● **Work to be completed**:
Copy, character for character, the lines running from the one with "Output the web" to the one with "const FS = 25;", ends included. Leave out every other line.

● **Material provided**:
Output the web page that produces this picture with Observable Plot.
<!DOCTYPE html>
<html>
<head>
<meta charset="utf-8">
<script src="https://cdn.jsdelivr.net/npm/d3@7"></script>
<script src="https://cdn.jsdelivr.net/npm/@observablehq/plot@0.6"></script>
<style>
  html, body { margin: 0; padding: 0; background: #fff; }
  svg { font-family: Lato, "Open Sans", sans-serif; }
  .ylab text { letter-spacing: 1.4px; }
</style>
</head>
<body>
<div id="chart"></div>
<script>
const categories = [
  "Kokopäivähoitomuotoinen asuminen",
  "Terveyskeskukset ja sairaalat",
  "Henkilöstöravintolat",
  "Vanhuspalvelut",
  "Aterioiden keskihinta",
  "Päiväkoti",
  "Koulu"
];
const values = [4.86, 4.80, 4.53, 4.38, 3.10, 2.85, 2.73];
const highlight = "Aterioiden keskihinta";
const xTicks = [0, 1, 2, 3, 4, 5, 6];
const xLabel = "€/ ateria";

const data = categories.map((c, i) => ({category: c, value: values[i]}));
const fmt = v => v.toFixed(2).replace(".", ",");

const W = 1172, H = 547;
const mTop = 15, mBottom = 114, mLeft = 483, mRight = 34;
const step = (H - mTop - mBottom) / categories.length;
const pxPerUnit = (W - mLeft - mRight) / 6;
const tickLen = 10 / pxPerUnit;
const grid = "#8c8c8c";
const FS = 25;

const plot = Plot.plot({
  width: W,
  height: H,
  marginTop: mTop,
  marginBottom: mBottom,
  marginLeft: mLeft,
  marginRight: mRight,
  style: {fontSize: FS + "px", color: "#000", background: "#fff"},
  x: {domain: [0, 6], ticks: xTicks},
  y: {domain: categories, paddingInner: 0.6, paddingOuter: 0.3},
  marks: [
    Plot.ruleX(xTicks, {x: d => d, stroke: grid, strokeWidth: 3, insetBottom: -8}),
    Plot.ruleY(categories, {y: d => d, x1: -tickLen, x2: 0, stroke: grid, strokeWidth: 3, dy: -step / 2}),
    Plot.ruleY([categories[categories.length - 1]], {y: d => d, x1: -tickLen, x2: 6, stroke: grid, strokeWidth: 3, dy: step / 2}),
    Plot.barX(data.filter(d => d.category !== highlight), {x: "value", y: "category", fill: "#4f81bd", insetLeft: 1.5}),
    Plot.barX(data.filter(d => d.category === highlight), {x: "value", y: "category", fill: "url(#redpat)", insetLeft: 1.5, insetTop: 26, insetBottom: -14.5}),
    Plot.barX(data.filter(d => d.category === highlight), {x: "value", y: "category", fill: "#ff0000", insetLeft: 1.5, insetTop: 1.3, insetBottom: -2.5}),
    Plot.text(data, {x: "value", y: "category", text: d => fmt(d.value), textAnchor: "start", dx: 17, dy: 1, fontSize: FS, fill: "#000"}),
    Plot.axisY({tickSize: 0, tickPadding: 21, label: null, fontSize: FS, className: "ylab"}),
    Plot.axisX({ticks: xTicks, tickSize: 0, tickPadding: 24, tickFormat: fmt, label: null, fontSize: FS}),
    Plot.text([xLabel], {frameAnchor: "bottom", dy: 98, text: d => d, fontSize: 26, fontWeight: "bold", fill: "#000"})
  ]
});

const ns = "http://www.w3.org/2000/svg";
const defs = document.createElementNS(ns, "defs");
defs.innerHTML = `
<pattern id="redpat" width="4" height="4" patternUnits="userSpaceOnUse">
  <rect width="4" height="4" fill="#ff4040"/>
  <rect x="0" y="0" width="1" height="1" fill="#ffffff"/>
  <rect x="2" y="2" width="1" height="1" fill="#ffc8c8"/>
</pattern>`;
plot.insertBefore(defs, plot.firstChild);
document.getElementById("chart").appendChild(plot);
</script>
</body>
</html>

--

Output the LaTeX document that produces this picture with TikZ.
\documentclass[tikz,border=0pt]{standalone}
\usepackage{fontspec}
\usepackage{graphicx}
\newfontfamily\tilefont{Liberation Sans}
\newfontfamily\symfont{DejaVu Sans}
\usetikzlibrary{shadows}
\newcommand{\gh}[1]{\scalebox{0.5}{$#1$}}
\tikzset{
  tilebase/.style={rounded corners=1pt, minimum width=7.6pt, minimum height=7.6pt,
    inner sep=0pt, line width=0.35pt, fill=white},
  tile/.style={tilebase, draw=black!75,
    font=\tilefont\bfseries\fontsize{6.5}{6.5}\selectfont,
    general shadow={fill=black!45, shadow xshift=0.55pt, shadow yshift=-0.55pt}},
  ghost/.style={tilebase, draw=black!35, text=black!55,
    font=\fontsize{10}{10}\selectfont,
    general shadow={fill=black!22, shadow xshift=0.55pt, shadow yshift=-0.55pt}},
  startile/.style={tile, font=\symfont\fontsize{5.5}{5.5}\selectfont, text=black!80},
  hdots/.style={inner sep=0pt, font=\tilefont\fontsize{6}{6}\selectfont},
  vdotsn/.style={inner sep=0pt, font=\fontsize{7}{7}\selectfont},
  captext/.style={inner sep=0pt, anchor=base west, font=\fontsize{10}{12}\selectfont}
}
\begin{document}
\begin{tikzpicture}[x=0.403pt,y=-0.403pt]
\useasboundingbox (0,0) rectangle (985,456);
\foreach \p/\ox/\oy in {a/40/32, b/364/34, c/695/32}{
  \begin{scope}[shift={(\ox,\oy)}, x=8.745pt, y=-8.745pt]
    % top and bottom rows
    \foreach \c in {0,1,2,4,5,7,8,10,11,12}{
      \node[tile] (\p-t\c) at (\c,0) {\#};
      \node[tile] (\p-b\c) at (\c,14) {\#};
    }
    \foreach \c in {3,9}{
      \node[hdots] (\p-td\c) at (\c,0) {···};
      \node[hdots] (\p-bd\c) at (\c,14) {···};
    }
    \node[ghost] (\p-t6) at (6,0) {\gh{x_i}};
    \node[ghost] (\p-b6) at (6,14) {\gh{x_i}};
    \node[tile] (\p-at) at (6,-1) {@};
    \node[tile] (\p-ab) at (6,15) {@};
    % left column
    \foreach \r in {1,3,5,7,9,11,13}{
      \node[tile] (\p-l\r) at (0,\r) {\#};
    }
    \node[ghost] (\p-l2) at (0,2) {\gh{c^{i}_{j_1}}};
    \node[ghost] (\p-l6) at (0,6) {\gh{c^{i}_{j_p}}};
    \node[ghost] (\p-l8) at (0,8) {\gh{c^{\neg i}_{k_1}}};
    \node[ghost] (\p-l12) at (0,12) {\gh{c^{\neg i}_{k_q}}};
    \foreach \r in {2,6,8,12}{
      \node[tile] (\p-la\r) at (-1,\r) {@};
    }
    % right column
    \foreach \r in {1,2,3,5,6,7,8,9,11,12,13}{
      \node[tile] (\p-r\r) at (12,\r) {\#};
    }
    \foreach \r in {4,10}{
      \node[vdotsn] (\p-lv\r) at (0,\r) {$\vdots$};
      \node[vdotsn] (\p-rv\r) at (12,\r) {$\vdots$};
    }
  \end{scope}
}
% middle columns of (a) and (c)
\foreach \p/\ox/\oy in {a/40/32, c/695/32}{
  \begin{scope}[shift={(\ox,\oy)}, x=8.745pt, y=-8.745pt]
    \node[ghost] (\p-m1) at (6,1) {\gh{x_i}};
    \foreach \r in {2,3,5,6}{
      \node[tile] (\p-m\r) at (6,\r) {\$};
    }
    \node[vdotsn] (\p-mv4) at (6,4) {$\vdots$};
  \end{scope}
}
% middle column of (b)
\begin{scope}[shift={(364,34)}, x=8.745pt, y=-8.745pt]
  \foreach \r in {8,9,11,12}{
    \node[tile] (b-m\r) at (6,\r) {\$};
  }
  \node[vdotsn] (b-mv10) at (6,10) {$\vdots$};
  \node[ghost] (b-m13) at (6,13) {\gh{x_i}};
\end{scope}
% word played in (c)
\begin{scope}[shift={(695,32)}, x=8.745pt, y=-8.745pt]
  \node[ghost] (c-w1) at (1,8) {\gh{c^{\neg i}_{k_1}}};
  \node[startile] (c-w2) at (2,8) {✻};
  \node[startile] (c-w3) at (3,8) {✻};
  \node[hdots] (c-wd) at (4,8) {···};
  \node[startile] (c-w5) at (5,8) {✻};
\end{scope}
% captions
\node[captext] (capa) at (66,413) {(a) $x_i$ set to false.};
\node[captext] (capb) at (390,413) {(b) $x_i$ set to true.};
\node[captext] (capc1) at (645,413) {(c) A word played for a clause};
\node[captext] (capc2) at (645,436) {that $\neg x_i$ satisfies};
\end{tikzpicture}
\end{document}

* * *

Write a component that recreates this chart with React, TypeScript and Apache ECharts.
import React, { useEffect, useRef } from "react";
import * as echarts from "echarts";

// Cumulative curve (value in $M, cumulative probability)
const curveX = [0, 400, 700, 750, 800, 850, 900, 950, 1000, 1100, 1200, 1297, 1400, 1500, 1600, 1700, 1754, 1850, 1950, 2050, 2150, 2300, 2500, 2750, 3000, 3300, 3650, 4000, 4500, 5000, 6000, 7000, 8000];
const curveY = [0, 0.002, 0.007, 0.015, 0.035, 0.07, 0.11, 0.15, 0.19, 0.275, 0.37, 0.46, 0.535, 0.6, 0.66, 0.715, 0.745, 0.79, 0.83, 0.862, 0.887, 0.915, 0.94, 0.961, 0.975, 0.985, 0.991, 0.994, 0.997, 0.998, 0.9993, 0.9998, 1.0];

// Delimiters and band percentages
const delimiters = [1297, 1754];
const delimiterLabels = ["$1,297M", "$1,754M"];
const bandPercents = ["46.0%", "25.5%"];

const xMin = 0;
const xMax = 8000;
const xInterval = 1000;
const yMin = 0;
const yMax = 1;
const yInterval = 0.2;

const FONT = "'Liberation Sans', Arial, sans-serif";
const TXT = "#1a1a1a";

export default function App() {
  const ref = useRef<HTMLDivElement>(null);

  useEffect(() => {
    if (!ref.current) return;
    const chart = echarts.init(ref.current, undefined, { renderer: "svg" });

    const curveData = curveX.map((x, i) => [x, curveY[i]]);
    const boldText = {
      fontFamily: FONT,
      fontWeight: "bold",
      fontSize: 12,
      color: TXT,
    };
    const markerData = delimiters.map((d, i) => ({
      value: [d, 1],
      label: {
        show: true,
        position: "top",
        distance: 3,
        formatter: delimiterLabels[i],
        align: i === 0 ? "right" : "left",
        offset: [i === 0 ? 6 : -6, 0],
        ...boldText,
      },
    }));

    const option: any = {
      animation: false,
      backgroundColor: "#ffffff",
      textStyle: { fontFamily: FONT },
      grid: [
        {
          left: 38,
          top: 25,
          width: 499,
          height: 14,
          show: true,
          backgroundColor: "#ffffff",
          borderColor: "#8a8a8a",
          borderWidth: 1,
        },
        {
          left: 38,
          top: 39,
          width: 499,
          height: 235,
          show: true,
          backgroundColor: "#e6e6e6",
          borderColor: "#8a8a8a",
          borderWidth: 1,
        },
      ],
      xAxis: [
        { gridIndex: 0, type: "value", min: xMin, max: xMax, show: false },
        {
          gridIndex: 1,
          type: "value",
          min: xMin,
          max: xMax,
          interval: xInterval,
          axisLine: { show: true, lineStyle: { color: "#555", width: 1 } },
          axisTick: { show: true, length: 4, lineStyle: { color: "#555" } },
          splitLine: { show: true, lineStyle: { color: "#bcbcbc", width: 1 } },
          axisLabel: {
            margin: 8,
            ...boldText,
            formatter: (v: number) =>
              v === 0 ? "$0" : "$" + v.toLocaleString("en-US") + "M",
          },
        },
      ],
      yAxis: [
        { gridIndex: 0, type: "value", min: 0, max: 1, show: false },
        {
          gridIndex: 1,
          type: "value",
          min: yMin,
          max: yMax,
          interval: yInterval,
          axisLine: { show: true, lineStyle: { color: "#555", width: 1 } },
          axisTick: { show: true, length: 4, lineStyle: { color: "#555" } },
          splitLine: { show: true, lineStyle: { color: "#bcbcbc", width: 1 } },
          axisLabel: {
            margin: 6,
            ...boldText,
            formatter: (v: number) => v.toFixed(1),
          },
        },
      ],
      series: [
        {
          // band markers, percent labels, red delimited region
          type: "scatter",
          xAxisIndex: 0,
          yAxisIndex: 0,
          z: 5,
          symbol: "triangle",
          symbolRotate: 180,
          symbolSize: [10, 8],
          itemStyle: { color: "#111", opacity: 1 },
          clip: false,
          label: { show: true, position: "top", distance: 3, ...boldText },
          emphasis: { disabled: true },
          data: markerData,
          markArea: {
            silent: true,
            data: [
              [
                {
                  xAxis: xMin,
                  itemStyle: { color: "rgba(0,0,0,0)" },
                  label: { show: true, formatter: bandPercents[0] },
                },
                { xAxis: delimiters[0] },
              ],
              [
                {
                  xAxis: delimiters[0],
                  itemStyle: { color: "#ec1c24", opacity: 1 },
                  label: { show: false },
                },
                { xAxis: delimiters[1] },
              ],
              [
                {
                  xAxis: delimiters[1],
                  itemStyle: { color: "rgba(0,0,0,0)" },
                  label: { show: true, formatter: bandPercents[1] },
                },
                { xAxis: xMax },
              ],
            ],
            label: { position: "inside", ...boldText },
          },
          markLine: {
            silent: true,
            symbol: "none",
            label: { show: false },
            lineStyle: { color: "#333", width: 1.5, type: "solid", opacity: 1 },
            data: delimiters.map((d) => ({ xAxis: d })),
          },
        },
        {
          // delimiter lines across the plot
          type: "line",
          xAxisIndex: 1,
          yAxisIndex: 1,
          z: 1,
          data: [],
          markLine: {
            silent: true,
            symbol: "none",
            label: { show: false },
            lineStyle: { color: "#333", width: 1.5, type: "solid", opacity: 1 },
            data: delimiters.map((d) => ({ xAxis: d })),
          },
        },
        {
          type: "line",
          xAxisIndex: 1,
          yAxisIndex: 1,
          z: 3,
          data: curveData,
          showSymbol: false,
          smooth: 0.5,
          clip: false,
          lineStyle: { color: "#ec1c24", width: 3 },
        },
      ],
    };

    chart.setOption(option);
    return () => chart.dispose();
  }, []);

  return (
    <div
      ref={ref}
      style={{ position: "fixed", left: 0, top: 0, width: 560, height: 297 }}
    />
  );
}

● **Solution for this exercise**:
Output the web page that produces this picture with Observable Plot.
<!DOCTYPE html>
<html>
<head>
<meta charset="utf-8">
<script src="https://cdn.jsdelivr.net/npm/d3@7"></script>
<script src="https://cdn.jsdelivr.net/npm/@observablehq/plot@0.6"></script>
<style>
  html, body { margin: 0; padding: 0; background: #fff; }
  svg { font-family: Lato, "Open Sans", sans-serif; }
  .ylab text { letter-spacing: 1.4px; }
</style>
</head>
<body>
<div id="chart"></div>
<script>
const categories = [
  "Kokopäivähoitomuotoinen asuminen",
  "Terveyskeskukset ja sairaalat",
  "Henkilöstöravintolat",
  "Vanhuspalvelut",
  "Aterioiden keskihinta",
  "Päiväkoti",
  "Koulu"
];
const values = [4.86, 4.80, 4.53, 4.38, 3.10, 2.85, 2.73];
const highlight = "Aterioiden keskihinta";
const xTicks = [0, 1, 2, 3, 4, 5, 6];
const xLabel = "€/ ateria";

const data = categories.map((c, i) => ({category: c, value: values[i]}));
const fmt = v => v.toFixed(2).replace(".", ",");

const W = 1172, H = 547;
const mTop = 15, mBottom = 114, mLeft = 483, mRight = 34;
const step = (H - mTop - mBottom) / categories.length;
const pxPerUnit = (W - mLeft - mRight) / 6;
const tickLen = 10 / pxPerUnit;
const grid = "#8c8c8c";
const FS = 25;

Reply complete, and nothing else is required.